Halo: The Master Chief Collection To Add The Worst Element In Gaming
Oh no, not again.
Grim days are upon us; Halo: The Master Chief Collection may be getting microtransactions nearly a decade after its release, prompting numerous pre-internet generations of gamers to wonder: Is anything sacred to the gaming companies? Well, from what we managed to gather, the news isn’t so grim, and if the Collection’s developers stay true to their word, the presence of microtransactions won’t be noticeable in the games.
According to IGN, 343 Industries recently revealed that the company is exploring the possibility of adding microtransactions to Halo: The Master Chief Collection, thus allowing gamers to purchase Spartan Points — which would allow them to unlock (buy) gear and customizations that they might’ve missed in previous seasons. However, these microtransactions only relate to seasonal items that are no longer available to obtain by regular means, at least for the time being.
The items in Halo: Master Chief Collection are currently unlocked with Season Points, and 343 Industries has stated that the company intends to keep seasonal items unlockable through gameplay. This means that players can still earn Spartan Points by completing challenges and leveling up through regular play. The addition of microtransactions or making the in-game currency purchasable with real-life currency would be an alternative method of unlocking in-game items.

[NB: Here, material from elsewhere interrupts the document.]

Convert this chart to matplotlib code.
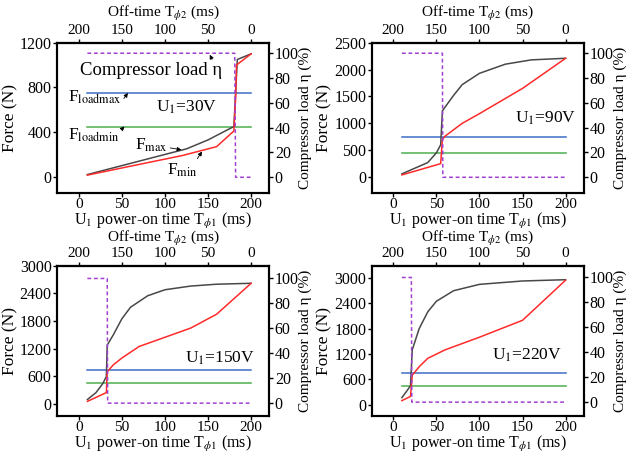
import numpy as np
import matplotlib
matplotlib.use('Agg')
import matplotlib.pyplot as plt

plt.rcParams['font.family'] = ['Liberation Serif', 'DejaVu Serif']
plt.rcParams['mathtext.fontset'] = 'stix'
plt.rcParams['font.size'] = 11

# constant load lines (N)
F_loadmax = 750
F_loadmin = 450
x_load = [10, 200]

# U1 = 30 V
t30_max = [10, 60, 125, 150, 180, 183, 184, 200]
f30_max = [20, 120, 250, 330, 450, 900, 1050, 1100]
t30_min = [10, 60, 120, 160, 180, 182, 183, 200]
f30_min = [15, 95, 190, 270, 410, 700, 1000, 1100]
t30_eta = [10, 181, 182, 200]
eta30 = [100, 100, 0, 0]

# U1 = 90 V
t90_max = [10, 40, 50, 55, 57, 60, 70, 80, 100, 130, 160, 200]
f90_max = [60, 270, 450, 600, 1230, 1300, 1520, 1720, 1930, 2100, 2180, 2210]
t90_min = [10, 55, 57, 60, 80, 100, 150, 200]
f90_min = [40, 250, 700, 760, 1000, 1180, 1650, 2210]
t90_eta = [10, 57, 57.5, 200]
eta90 = [100, 100, 0, 0]

# U1 = 150 V
t150_max = [10, 20, 28, 32, 33, 40, 50, 60, 80, 100, 130, 160, 200]
f150_max = [100, 250, 450, 600, 1280, 1500, 1850, 2100, 2350, 2480, 2560, 2600, 2620]
t150_min = [10, 32, 33, 40, 50, 70, 100, 130, 160, 200]
f150_min = [60, 250, 700, 850, 1000, 1250, 1450, 1650, 1950, 2620]
t150_eta = [10, 33, 33.5, 200]
eta150 = [100, 100, 0, 0]

# U1 = 220 V
t220_max = [10, 20, 22, 30, 40, 50, 70, 100, 150, 200]
f220_max = [170, 450, 1300, 1800, 2200, 2450, 2700, 2850, 2930, 2960]
t220_min = [10, 20, 22, 30, 40, 60, 100, 150, 200]
f220_min = [100, 200, 700, 900, 1100, 1300, 1600, 2000, 2950]
t220_eta = [10, 21, 21.5, 200]
eta220 = [100, 100, 0, 0]

panels = [
    dict(pos=[0.091, 0.580, 0.337, 0.327], ylim=(-143, 1200), yticks=[0, 400, 800, 1200],
         rlim=(-12.5, 108.5), tmax=t30_max, fmax=f30_max, tmin=t30_min, fmin=f30_min,
         teta=t30_eta, eta=eta30, label='U$_1$=30V', lab_xy=(90, 618), tpad=5),
    dict(pos=[0.591, 0.580, 0.337, 0.327], ylim=(-292, 2500), yticks=[0, 500, 1000, 1500, 2000, 2500],
         rlim=(-12.5, 108.5), tmax=t90_max, fmax=f90_max, tmin=t90_min, fmin=f90_min,
         teta=t90_eta, eta=eta90, label='U$_1$=90V', lab_xy=(141, 1100), tpad=5),
    dict(pos=[0.091, 0.094, 0.337, 0.327], ylim=(-254, 3000), yticks=[0, 600, 1200, 1800, 2400, 3000],
         rlim=(-10.2, 110.2), tmax=t150_max, fmax=f150_max, tmin=t150_min, fmin=f150_min,
         teta=t150_eta, eta=eta150, label='U$_1$=150V', lab_xy=(123, 1000), tpad=4),
    dict(pos=[0.591, 0.094, 0.337, 0.327], ylim=(-260, 3290), yticks=[0, 600, 1200, 1800, 2400, 3000],
         rlim=(-11, 109.4), tmax=t220_max, fmax=f220_max, tmin=t220_min, fmin=f220_min,
         teta=t220_eta, eta=eta220, label='U$_1$=220V', lab_xy=(114, 1184), tpad=4),
]

fig = plt.figure(figsize=(6.29, 4.59), dpi=100)

axes = []
for p in panels:
    ax = fig.add_axes(p['pos'])
    ax.plot(x_load, [F_loadmax, F_loadmax], color='#3d6fc6', lw=1.1)
    ax.plot(x_load, [F_loadmin, F_loadmin], color='#4caf50', lw=1.1)
    ax.plot(p['tmax'], p['fmax'], color='#484848', lw=1.1)
    ax.plot(p['tmin'], p['fmin'], color='#ff2a2a', lw=1.1)
    ax.set_xlim(-25, 221)
    ax.set_ylim(*p['ylim'])
    ax.set_yticks(p['yticks'])
    ax.set_xticks([0, 50, 100, 150, 200])
    ax.set_ylabel('Force (N)', fontsize=12.5, labelpad=1)
    ax.set_xlabel('U$_1$ power-on time T$_{\\phi1}$ (ms)', fontsize=11.5, labelpad=0)
    ax.text(p['lab_xy'][0], p['lab_xy'][1], p['label'], fontsize=12.5, va='center')

    ax2 = ax.twinx()
    ax2.plot(p['teta'], p['eta'], color='#a040d0', lw=1.1, ls=(0, (2.5, 1.8)))
    ax2.set_ylim(*p['rlim'])
    ax2.set_yticks([0, 20, 40, 60, 80, 100])
    ax2.set_ylabel('Compressor load η (%)', fontsize=11, labelpad=0)

    top = ax.secondary_xaxis('top', functions=(lambda x: 200 - x, lambda x: 200 - x))
    top.set_xticks([200, 150, 100, 50, 0])
    top.set_xlabel('Off-time T$_{\\phi2}$ (ms)', fontsize=11, labelpad=p['tpad'])

    for a in (ax, ax2, top):
        a.tick_params(length=3, width=1, labelsize=11.5, pad=1)
    top.tick_params(labelsize=11)
    ax.tick_params(axis='x', labelsize=11)
    for s in ax.spines.values():
        s.set_linewidth(1.5)
    for s in ax2.spines.values():
        s.set_linewidth(1.5)
    top.spines['top'].set_linewidth(1.5)
    axes.append(ax)

# annotations on the 30 V panel
ax = axes[0]
arr = dict(arrowstyle='-|>', lw=0.6, color='black', mutation_scale=6, shrinkA=0, shrinkB=0)
ax.annotate('Compressor load η', xy=(152, 1092), xytext=(1, 950), fontsize=13.5,
            va='center', arrowprops=dict(arr, relpos=(0.95, 0.85)))
ax.annotate('F$_{\\rm loadmax}$', xy=(57, 750), xytext=(-13, 712), fontsize=12.5,
            va='center', arrowprops=dict(arr, relpos=(1.0, 0.2)))
ax.annotate('F$_{\\rm loadmin}$', xy=(53, 450), xytext=(-13, 372), fontsize=12.5,
            va='center', arrowprops=dict(arr, relpos=(1.0, 0.7)))
ax.annotate('F$_{\\rm max}$', xy=(119, 242), xytext=(65, 282), fontsize=12.5,
            va='center', arrowprops=dict(arr, relpos=(0.6, 0.5)))
ax.annotate('F$_{\\rm min}$', xy=(143, 226), xytext=(102, 60), fontsize=12.5,
            va='center', arrowprops=dict(arr, relpos=(0.9, 0.9)))

plt.savefig('out.png', dpi=100)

This method would be reserved for players who want to skip the grind or perhaps purchase a specific item in Halo: The Master Chief Collection that is no longer unlockable with regular play. So, it would seem that purchasing Spartan Points is really a matter of choice and not a requirement, which admittedly makes the situation a bit better. Sure, it would give some players a chance to catch up faster and current players to obtain items without grinding for them.
But the way these differ from usual transactions found in other games is that they won’t offer any unfair advantage to paying gamers in terms of progression. In other words, they won’t turn Halo: Master Chief Collection into a pay-to-win video game, at least for now. The sensitive and fragile hearts of gamers everywhere (we’re being sarcastic, obviously) couldn’t take having another one of their favorite titles turned into money-grabbing machinery by the giant gaming corporations.
The recently released Diablo Immortal is a perfect example of how microtransactions can ruin an otherwise great game. The fans of the Diablo franchise waited for half a decade for Blizzard to finally make a Diablo game for mobile devices, and the issue of microtransactions was brought up to the development team. Blizzard promised that microtransactions within the game wouldn’t affect players’ progression, similar to promises 343 is making with Halo: Master Chief Collection.
But of course, stretching the truth isn’t anything new to Blizzard, considering the company’s recent history, and microtransactions ended up affecting players’ progression in Diablo Immortal up to the point where players would need over $100,000 to play the end-game content correctly. Hopefully, the same won’t happen with Halo: The Master Chief Collection. Microtransactions alone aren’t the problem in themselves. But aggressive monetization tactics of various gaming companies are.
These methods of monetization aren’t fully regulated, and a vast number of companies are making their games pay-to-win, prompting players to pay real money to be able to progress. Another major issue is the loot boxes, which are now banned in several countries because they’ve been identified with gambling.